What is the probability that the sum of the outcomes of $n$ dice is equal to $s$?

Question

A die is rolled $n$ times. What is the probability that the sum of the $n$ outcomes is equal to $s$?

I want to know whether there is a closed form solution to this question.

I was given to solve the specific case $n=4, s=8$ and that's not too difficult (the answer comes out to be $35/1296$). This made me wonder whether there is a clever way to derive a formula for the general case where we can just put in the values of $n$ and $s$ and it spits out the answer.

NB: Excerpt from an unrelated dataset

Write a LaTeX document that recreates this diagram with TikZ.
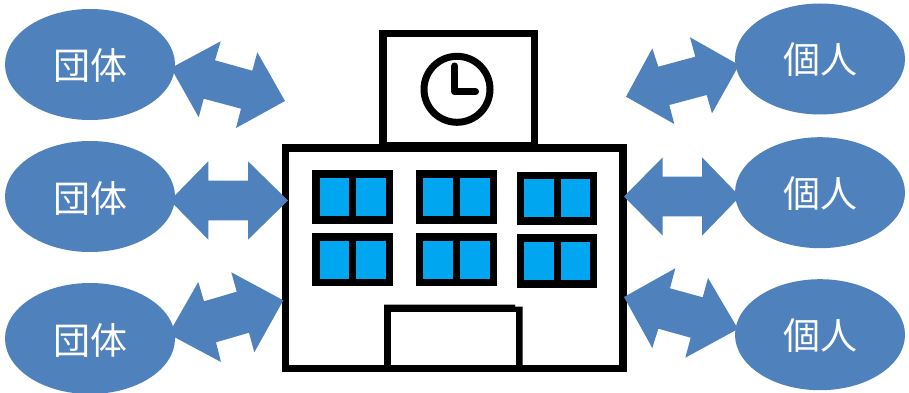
\documentclass[tikz,border=0pt]{standalone}
\usepackage{fontspec}
\newfontfamily\cjk{Noto Sans CJK JP}
\usetikzlibrary{shapes.geometric}
\definecolor{bubble}{HTML}{4F81BD}
\definecolor{pane}{HTML}{00A6F0}
\tikzset{
  bubblenode/.style={ellipse,fill=bubble,draw=none,inner sep=0pt,minimum width=170pt,minimum height=111pt},
  bubblelabel/.style={text=white,inner sep=0pt,font=\cjk\fontsize{37}{37}\selectfont},
  blockarrow/.style={fill=bubble,draw=none},
  blackfill/.style={fill=black,draw=none},
  whitefill/.style={fill=white,draw=none},
  panefill/.style={fill=pane,draw=none},
  clockline/.style={draw=black,line width=7pt,line cap=round,line join=round}
}
\begin{document}
\begin{tikzpicture}[x=1pt,y=-1pt]
\useasboundingbox (0,0) rectangle (909,393);
\fill[white] (0,0) rectangle (909,393);
% main building
\fill[blackfill] (281.7,144.3) rectangle (626.7,372.3);
\fill[whitefill] (289.3,152) rectangle (619,364.5);
% tower
\fill[blackfill] (379.3,29.7) rectangle (538.3,148);
\fill[whitefill] (386.7,37.3) rectangle (530.7,141.7);
% clock
\draw[clockline] (457,89.3) circle (33);
\draw[clockline] (454.7,66) -- (454.7,91.8) -- (475.5,91.8);
% windows
\fill[blackfill] (312.3,170.3) rectangle (393.3,224);
\fill[panefill] (319.7,177.7) rectangle (349,216);
\fill[panefill] (356.3,177.7) rectangle (385.7,216);
\fill[blackfill] (416,170.3) rectangle (496.7,224);
\fill[panefill] (423.3,177.7) rectangle (452.7,216);
\fill[panefill] (460.3,177.7) rectangle (489.7,216);
\fill[blackfill] (516.7,172) rectangle (597.3,225.3);
\fill[panefill] (524.3,179.3) rectangle (553.7,217.3);
\fill[panefill] (561,179.3) rectangle (590.3,217.3);
\fill[blackfill] (312.3,233) rectangle (393.3,286.3);
\fill[panefill] (319.7,240.7) rectangle (349,279);
\fill[panefill] (356.3,240.7) rectangle (385.7,279);
\fill[blackfill] (416,233) rectangle (496.7,286.3);
\fill[panefill] (423.3,240.7) rectangle (452.7,279);
\fill[panefill] (460.3,240.7) rectangle (489.7,279);
\fill[blackfill] (516.7,234.3) rectangle (597.3,288);
\fill[panefill] (524.3,242.3) rectangle (553.7,280.3);
\fill[panefill] (561,242.3) rectangle (590.3,280.3);
% door
\fill[blackfill] (384,304.7) -- (515,304.7) -- (515,306.7) -- (522.7,306.7) -- (522.7,366) -- (384,366) -- cycle;
\fill[whitefill] (391.3,312.3) rectangle (515.7,364.5);
% double arrows
\fill[blockarrow] (171,68) -- (220.7,41.3) -- (215,60.3) -- (252.3,70.7) -- (257.3,52.3) -- (285,101) -- (236,128) -- (241,108.7) -- (203.7,98.7) -- (198.7,117.3) -- cycle;
\fill[blockarrow] (170,200.5) -- (208.3,161.3) -- (208.3,180.7) -- (248,180.7) -- (248,161.3) -- (288,200.5) -- (248,239.7) -- (248,220.3) -- (208.3,220.3) -- (208.3,239.7) -- cycle;
\fill[blockarrow] (168.6,334) -- (198.3,282) -- (204,301.3) -- (236.7,291.7) -- (231.3,272.3) -- (283.3,300.3) -- (254.3,352.3) -- (249,332.7) -- (216,342.3) -- (221,362) -- cycle;
\fill[blockarrow] (739,65) -- (690,37.3) -- (695.3,56.7) -- (658.3,66.7) -- (652.3,48.3) -- (626,96.7) -- (674.3,124) -- (669.3,105) -- (706.7,95) -- (712,113.3) -- cycle;
\fill[blockarrow] (740,196.5) -- (702,157.3) -- (702,176.7) -- (662.7,176.7) -- (662.7,157.3) -- (624,196.5) -- (662.7,235.7) -- (662.7,216.3) -- (702,216.3) -- (702,235.7) -- cycle;
\fill[blockarrow] (624,297) -- (675.3,268.3) -- (670,288.3) -- (702.7,297.3) -- (708,278) -- (738,329) -- (685.3,357.7) -- (690.7,337.7) -- (658.3,328.7) -- (652.3,348) -- cycle;
% bubbles
\node[bubblenode] (g1) at (90,64.5) {};
\node[bubblenode] (g2) at (90,196.5) {};
\node[bubblenode] (g3) at (90,338.5) {};
\node[bubblenode] (p1) at (820,59) {};
\node[bubblenode] (p2) at (820,192.7) {};
\node[bubblenode] (p3) at (820,334.7) {};
\node[bubblelabel] (tg1) at (90.5,65.5) {団体};
\node[bubblelabel] (tg2) at (90.5,198) {団体};
\node[bubblelabel] (tg3) at (90.5,340) {団体};
\node[bubblelabel] (tp1) at (820.5,60) {個人};
\node[bubblelabel] (tp2) at (820.5,194) {個人};
\node[bubblelabel] (tp3) at (820.5,336) {個人};
\end{tikzpicture}
\end{document}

Of course this requires a formula to count the number of solutions to $$x_1+\dots +x_n=s$$ with the extra condition that $1\le x_i\le 6$. And I do not know whether there are neat closed forms for these types of questions.

Answer 1

Requested from comments:

You can use a generating function such as $$\left(\frac{x(1-x^6)}{6(1-x)}\right)^n$$ and find the coefficient of $x^s$, e.g. by dividing its $s$th derivative at $0$ by $s!$. So here $$\frac{1}{8!}\left.\frac{d^8}{dx^8}\left(\frac{x(1-x^6)}{6(1-x)}\right)^4\right|_{x=0} = \frac{35}{1296}$$

When $n≤s<n+6$, a simpler expression is ${s−1 \choose n−1}/6n$.

Personally I would use a recurrence as I did over two decades ago at OEIS A061676. You could say $$p_{s,n}=\frac16\big(p_{s-1,n-1}+p_{s-2,n-1}+p_{s-3,n-1}+p_{s-4,n-1}+p_{s-5,n-1}+p_{s-6,n-1}\big)$$ starting with $p(0,0)=1$ and $p(0,n)=0$ for $n \not = 0$.